Exercise May Serve As "Medicine" for Depression

Supporting the interconnection between mind and body, a recent study has found that exercise can serve as a supplemental treatment for 50% of patients with depression who have not been cured by a single antidepressant medication. The amount and type of exercise, much like the dose of a prescribed medicine, needs to be customized to the individual.

“Many people who start on an antidepressant medication feel better after they begin treatment, but they still don’t feel completely well or as good as they did before they became depressed,” said lead study author Madhukar Trivedi, MD, professor of psychiatry at the University of Texas Southwestern Medical Center in Dallas (UT Southwestern).

Since exercise has successfully helped those with depression and is known to affect neurochemicals that also play a role in depression disorders, researchers from UT Southwestern and The Cooper Institute in Dallas decided to evaluate whether exercise, prescribed in treatment doses, could alleviate depressive symptoms. The study, conducted over a 4-year period, was a randomized trial including 126 men and women, aged 18–70, who had all been diagnosed with major depression disorder, had received antidepressant medications, but had not fully overcome their symptoms.

Investigators divided 126 subjects into two groups—a higher-dose exercise expenditure of 16 kilocalories per kilogram of body weight per week (KKW) and a lower-dose exercise expenditure of 4 KKW. Each group followed its exercise program for 12 weeks. Sixteen KKW is equivalent to walking at about 4 miles per hour for 210 minutes per week, whereas 4 KKW is equivalent to walking at about 3 miles per hour for 75 minutes per week. Researchers collected data on whether depressive symptoms had lessened.

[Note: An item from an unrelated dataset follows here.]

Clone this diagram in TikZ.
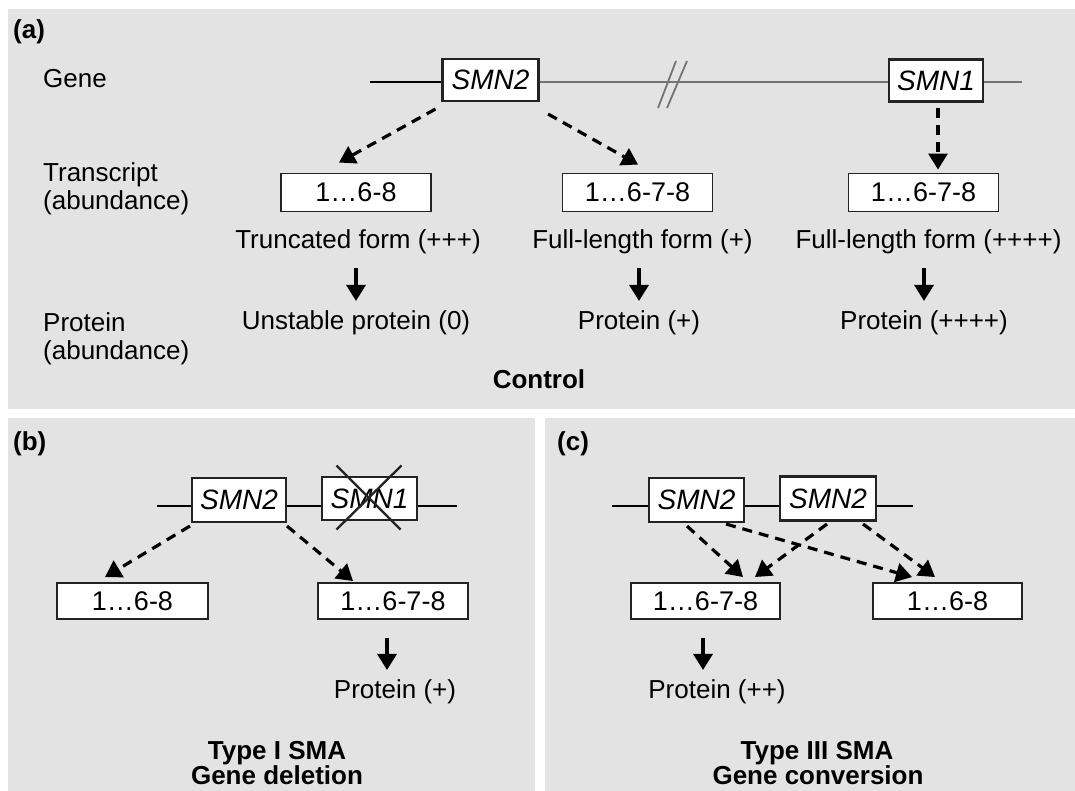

Data assessment showed that almost 30% of patients in both groups experienced relief from their depression, while another 20% exhibited significant improvement. Moderate exercise was more beneficial to women with a family history of mental illness, while intense exercise helped those with no such history. Men, regardless of family history, showed more improvement with a higher volume of exercise.

“This is an important result in that we found that the type of exercise that is needed depends on the specific characteristics of the patient, illustrating that treatments may need to be tailored to the individual,” said Trivedi.

Study limitations included the absence of a control group and the fact that lower-dose exercise participants adhered better to their program. More research was recommended with a true control group, a larger sample size and a study of longer-term outcomes, among other factors.

The study was published in the Journal of Clinical Psychiatry (2011; 72 [5], 677–84).